After the seminar, I wandered down the innumerable aisles, passing booths promoting everything from enormous salmon-gutting machines to the teensiest tastes of tuna, salmon, and crab. By the time I got home, I had developed an intense longing for Manhattan clam chowder. I found my copy of Jasper White’s book Fifty Chowders — here’s his version of this tasty, tomato-based clam soup.
Jasper White’s Manhattan Clam Chowder
From Fifty Chowders, published by Scribner, 2000 (reprinted with permission).
Makes 13 cups. Serves 12 as a first course, 6-8 as a main course.
Clams are perennially listed as one of the “best choices” on the Monterey Bay Aquarium’s seafood choices wallet card, so I feel fine about cooking with them. I love clams in a tomato-based soup, stew, or pasta sauce. Manhattan clam chowder is the perfect dish for a cold winter night if you have some good canned tomatoes on hand. The only change I ever make to this recipe when I cook it is to use a red bell pepper rather than a green one, but that’s just because I am a hater of green peppers (except in the “holy trinity” used in Creole food: green peppers, onions, and celery).
Jasper notes at the beginning of the recipe: “It’s tempting to add the tomatoes early on in this recipe, but don’t do it. They’ll cause the potatoes to form a ‘skin,’ for lack of a better description — that prevents them from releasing their starch. As in most chowders, the light thickening from the potato’s natural starch helps suspend the overall flavor and gives it a lovely texture. This recipe calls for whole peeled tomatoes cut into 1/2-inch dice; if you can find good quality diced canned tomatoes, feel free to substitute them.”
For equipment, you will need an 8-quart pot with a tight-fitting lid (for steaming open the clams), a fine-mesh strainer, a 4-6 quart heavy pot with a lid (for the chowder), a wooden spoon, and a ladle.
4 ounces slab (unsliced) bacon, rind removed and cut into half-inch dice
2 tablespoons olive oil
3 cloves garlic, finely chopped (1 tablespoon)
1 large onion (10 ounces) cut into half-inch dice
2 stalks celery (4 ounces) cut into half-inch dice
1 medium green bell pepper (6 ounces) cut into half-inch dice
2 medium carrots (4 ounces) cut into half-inch dice
2 dried bay leaves
2 teaspoons dried oregano
1/2 teaspoon crushed red pepper flakes
1 1/2 pounds Yukon Gold, Maine, PEI, or other all-purpose potatoes, peeled and cut into half-inch dice
1 cup clam broth, bottled clam juice, fish stock, chicken stock, or water (as a last resort)

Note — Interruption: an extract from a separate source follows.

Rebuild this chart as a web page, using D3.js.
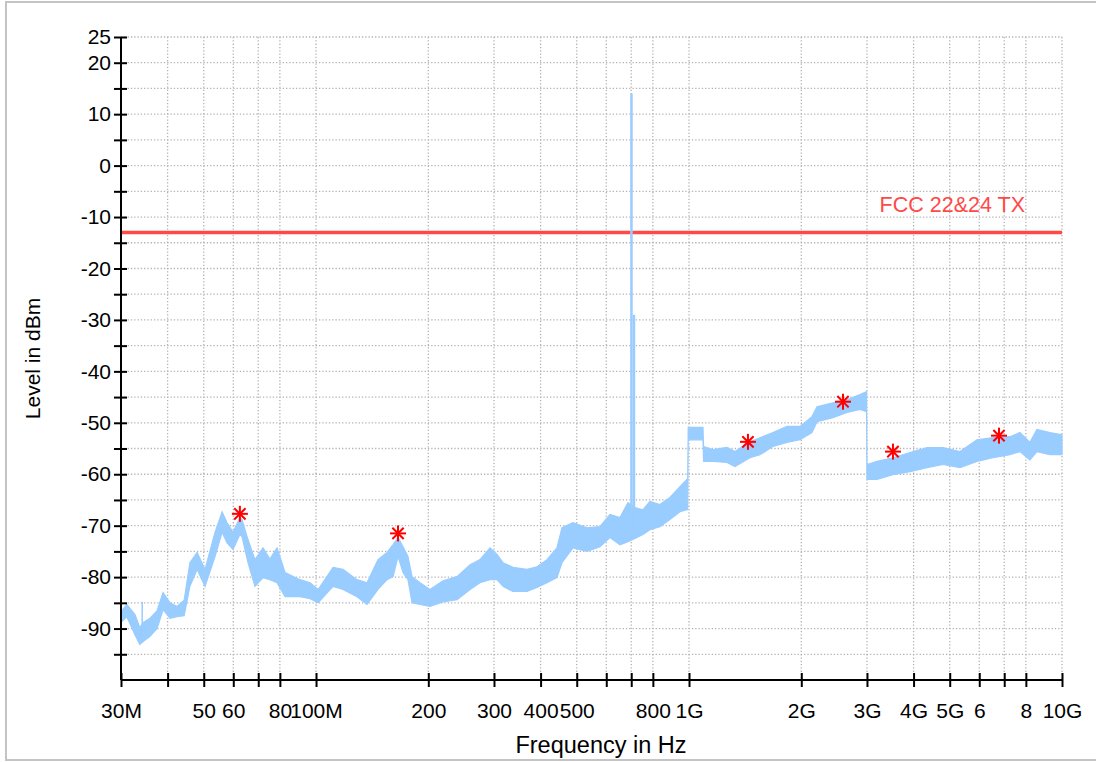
<!DOCTYPE html>
<html><head><meta charset="utf-8">
<script src="https://cdn.jsdelivr.net/npm/d3@7"></script>
<style>
body{margin:0;background:#fff}
svg{display:block}
text{font-family:"Liberation Sans",Arial,Helvetica,sans-serif}
</style>
</head><body>
<svg id="chart" width="1096" height="762"></svg>
<script>
// ---- data (frequency in MHz, level in dBm) ----
const freqMHz = [30.0,31.1,32.7,33.7,34.4,35.9,37.5,38.9,40.6,42.4,44.3,45.9,48.0,50.4,53.6,56.0,57.7,59.9,62.5,63.3,65.7,68.6,72.1,75.2,78.6,82.6,90.6,96.4,101.3,111.1,118.1,128.8,137.0,146.6,155.0,160.9,165.9,171.1,176.4,180.9,190.0,202.1,219.0,238.8,258.8,275.2,292.7,305.6,317.2,337.3,367.9,391.2,416.1,442.5,456.5,488.5,532.7,577.2,613.8,652.9,686.2,716.4,752.5,785.7,835.7,888.8,945.8,987.6,992,995,1006,1090,1094,1160,1264,1328,1457,1550,1679,1831,1984,2136,2204,2432,2652,2873,2981,2992,3000,3192,3522,3913,4345,4797,5327,5916,6531,7252,7712,8204,8568,9285,10000];
const upperLevel = [-86.7,-85.3,-87.3,-89.8,-88.8,-88.0,-86.5,-83.0,-85.0,-85.7,-84.5,-77.2,-75.2,-78.5,-71.3,-67.3,-69.4,-71.3,-68.4,-68.8,-72.7,-76.6,-74.3,-76.5,-74.3,-79.1,-80.5,-81.1,-82.4,-78.1,-78.5,-80.5,-81.1,-76.6,-75.2,-73.7,-72.3,-74.1,-76.0,-79.9,-81.1,-82.4,-80.7,-79.9,-77.6,-76.6,-74.3,-75.6,-77.2,-78.1,-78.5,-78.0,-76.6,-74.3,-70.4,-69.4,-70.4,-70.2,-67.8,-68.4,-65.5,-66.5,-66.9,-65.3,-65.9,-64.5,-62.4,-61.0,-61.0,-50.9,-50.9,-50.9,-54.6,-55.2,-54.8,-55.6,-53.7,-52.9,-51.9,-50.7,-50.7,-48.8,-46.9,-46.1,-45.5,-44.5,-44.0,-44.0,-58.1,-57.5,-56.8,-55.8,-54.8,-54.8,-55.6,-53.3,-52.9,-52.7,-51.9,-53.8,-51.3,-51.9,-52.3];
const lowerLevel = [-88.8,-87.7,-91.2,-93.1,-92.5,-91.5,-90.0,-86.3,-88.0,-87.7,-87.5,-81.8,-78.5,-81.8,-76.0,-71.3,-73.3,-74.6,-71.7,-72.1,-77.2,-81.8,-80.1,-80.5,-81.1,-83.8,-83.8,-84.2,-85.0,-81.8,-82.4,-83.8,-85.3,-82.4,-80.5,-79.9,-76.0,-79.1,-80.5,-85.0,-85.3,-85.7,-84.8,-84.4,-82.4,-81.1,-80.5,-80.5,-81.8,-82.8,-82.8,-82.0,-81.1,-80.1,-77.2,-74.3,-75.0,-74.1,-72.3,-73.7,-73.1,-72.5,-71.7,-70.8,-70.2,-68.8,-67.3,-66.9,-66.9,-53.3,-53.3,-53.3,-57.5,-57.5,-57.7,-58.5,-56.8,-56.2,-54.6,-53.8,-53.3,-51.9,-49.8,-49.0,-48.0,-47.4,-47.8,-47.8,-61.0,-61.0,-60.1,-59.5,-58.7,-58.1,-58.7,-57.5,-56.8,-56.2,-55.6,-57.2,-55.6,-56.2,-56.2];

const spikeFreq = [34.2, 701, 712];
const spikeTop = [-84.8, 14, -29];
const spikeBottom = [-92.7, -72, -70];

const markerFreq = [62.5, 165.9, 1439, 2587, 3522, 6777];
const markerLevel = [-67.7, -71.5, -53.7, -45.9, -55.6, -52.5];

const limitLevel = -13;
const limitLabel = "FCC 22&24 TX";

const xTickValues = [30,40,50,60,70,80,100,200,300,400,500,600,700,800,1000,2000,3000,4000,5000,6000,7000,8000,10000];
const xTickText   = ["30M","","50","60","","80","100M","200","300","400","500","","","800","1G","2G","3G","4G","5G","6","","8","10G"];
const yTickValues = [-95,-90,-85,-80,-75,-70,-65,-60,-55,-50,-45,-40,-35,-30,-25,-20,-15,-10,-5,0,5,10,15,20,25];
const yTickText   = ["","-90","","-80","","-70","","-60","","-50","","-40","","-30","","-20","","-10","","0","","10","","20","25"];

const xTitle = "Frequency in Hz";
const yTitle = "Level in dBm";

// ---- layout ----
const svg = d3.select("#chart");
const L = 121, R = 1062, T = 37, B = 680;
const x = d3.scaleLog().domain([30, 10000]).range([L, R]);
const y = d3.scaleLinear().domain([-100, 25]).range([B, T]);

// outer frame
svg.append("rect").attr("x", 6).attr("y", 2).attr("width", 1200).attr("height", 758)
  .attr("fill", "none").attr("stroke", "#c4c4c4").attr("stroke-width", 2);

// grid
const grid = svg.append("g").attr("stroke", "#b3b3b3").attr("stroke-width", 1.3).attr("stroke-dasharray", "1.3,2");
grid.selectAll("line.h").data(yTickValues).join("line")
  .attr("x1", L).attr("x2", R).attr("y1", d => y(d)).attr("y2", d => y(d));
grid.selectAll("line.v").data(xTickValues.slice(1)).join("line")
  .attr("x1", d => x(d)).attr("x2", d => x(d)).attr("y1", T).attr("y2", B);

// limit line
svg.append("line").attr("x1", L).attr("x2", R).attr("y1", y(limitLevel)).attr("y2", y(limitLevel))
  .attr("stroke", "#ff4848").attr("stroke-width", 3.5);
svg.append("text").attr("x", 1025).attr("y", 212).attr("text-anchor", "end")
  .attr("font-size", 21.5).attr("fill", "#ff4848").text(limitLabel);

// trace band
const pts = freqMHz.map((f, i) => ({f, hi: upperLevel[i], lo: lowerLevel[i]}));
svg.append("path").datum(pts)
  .attr("d", d3.area().x(d => x(d.f)).y0(d => y(d.lo)).y1(d => y(d.hi)))
  .attr("fill", "#99ccff").attr("stroke", "#99ccff").attr("stroke-width", 1.2);
svg.selectAll("line.spike").data(spikeFreq).join("line")
  .attr("x1", d => x(d)).attr("x2", d => x(d))
  .attr("y1", (d, i) => y(spikeTop[i])).attr("y2", (d, i) => y(spikeBottom[i]))
  .attr("stroke", "#99ccff").attr("stroke-width", (d, i) => i === 0 ? 1.5 : 2.5);

// markers (asterisks)
const mk = svg.append("g").attr("stroke", "#ff0000").attr("stroke-width", 2);
markerFreq.forEach((f, i) => {
  const cx = x(f), cy = y(markerLevel[i]), r = 8;
  [0, 45, 90, 135].forEach(a => {
    const dx = r * Math.cos(a * Math.PI / 180), dy = r * Math.sin(a * Math.PI / 180);
    mk.append("line").attr("x1", cx - dx).attr("x2", cx + dx).attr("y1", cy - dy).attr("y2", cy + dy);
  });
});

// axes
const yAxis = d3.axisLeft(y).tickValues(yTickValues).tickSize(7).tickSizeOuter(0).tickPadding(3)
  .tickFormat((d, i) => yTickText[i]);
const gy = svg.append("g").attr("transform", `translate(${L},0)`).call(yAxis);
gy.select(".domain").attr("stroke", "#000").attr("stroke-width", 2).attr("d", `M0,${T}V${B}`);
gy.selectAll(".tick line").attr("x1", 6).attr("stroke-width", 2);
gy.selectAll(".tick text").attr("font-size", 21).attr("font-family", "Liberation Sans, Arial, sans-serif").attr("fill", "#000");

const xAxis = d3.axisBottom(x).tickValues(xTickValues).tickSize(7).tickSizeOuter(0).tickPadding(16)
  .tickFormat((d, i) => xTickText[i]);
const gx = svg.append("g").attr("transform", `translate(0,${B})`).call(xAxis);
gx.select(".domain").attr("stroke", "#000").attr("stroke-width", 2).attr("d", `M${L},0H${R}`);
gx.selectAll(".tick line").attr("y1", -7).attr("stroke-width", 2);
gx.selectAll(".tick text").attr("font-size", 21).attr("font-family", "Liberation Sans, Arial, sans-serif").attr("fill", "#000");

// titles
svg.append("text").attr("x", 601).attr("y", 753).attr("text-anchor", "middle")
  .attr("font-size", 23.5).attr("fill", "#000").text(xTitle);
svg.append("text").attr("transform", `translate(40,${(T + B) / 2}) rotate(-90)`).attr("text-anchor", "middle")
  .attr("font-size", 21).attr("fill", "#000").text(yTitle);
</script>
</body></html>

1 can (28 ounces) whole peeled tomatoes in juice, cut into half-inch dice
1/4 cup chopped fresh Italian parsley
Freshly ground black pepper
Kosher or sea salt if needed
1. Scrub the clams and rinse clean. Steam them until they open. Strain the broth; you should have 4 cups of broth (and 1 pound of clams). Cover the clams with plastic wrap and keep refrigerated. After they have cooled a bit, dice them into half inch pieces. Cover again and keep refrigerated until ready to use.
2. Heat a 4-6 quart heavy pot over low heat and add the bacon. Once it has rendered a few tablespoons of fat, increase the heat to medium and cook until the bacon is a crisp golden brown. Pour off all but 1 tablespoon of the fat, leaving the bacon in the pot.
3. Add the olive oil and garlic and cook for 30 seconds, then add the onion, celery, bell pepper, carrots, bay leaves, oregano, and crushed red pepper. Saute, stirring occasionally with a wooden spoon, for 10-12 minutes, until the vegetables are softened but not browned.
4. Add the potatoes, the reserved clam broth, and the additional 1 cup of broth or clam juice. The broth should just barely cover the potatoes; if it doesn’t, add enough water to cover. Turn up the heat, bring to a boil, cover, and cook the potatoes vigorously for about 10 minutes, until they are soft on the outside but still firm in the center. If the broth hasn’t thickened lightly, smash a few potatoes against the side of the pot and cook a minute or two longer to release their starch.
5. Add the tomatoes and simmer for another 5 minutes. Remove the pot from the heat, stir in the diced clams and chopped parsley, and season to taste with the black pepper. (It is unlikely that you will need to add any salt; the clams usually provide enough.) If you are not serving the chowder within the hour, let it cool a bit, then refrigerate; cover the chowder after it has chilled completely. Otherwise, let it sit at room temperature for up to an hour, allowing the flavors to meld.
6. When ready to serve, reheat the chowder over low heat, don’t let it boil. Ladle into cups or bowls, making sure the clams, vegetables, and bacon are evenly divided.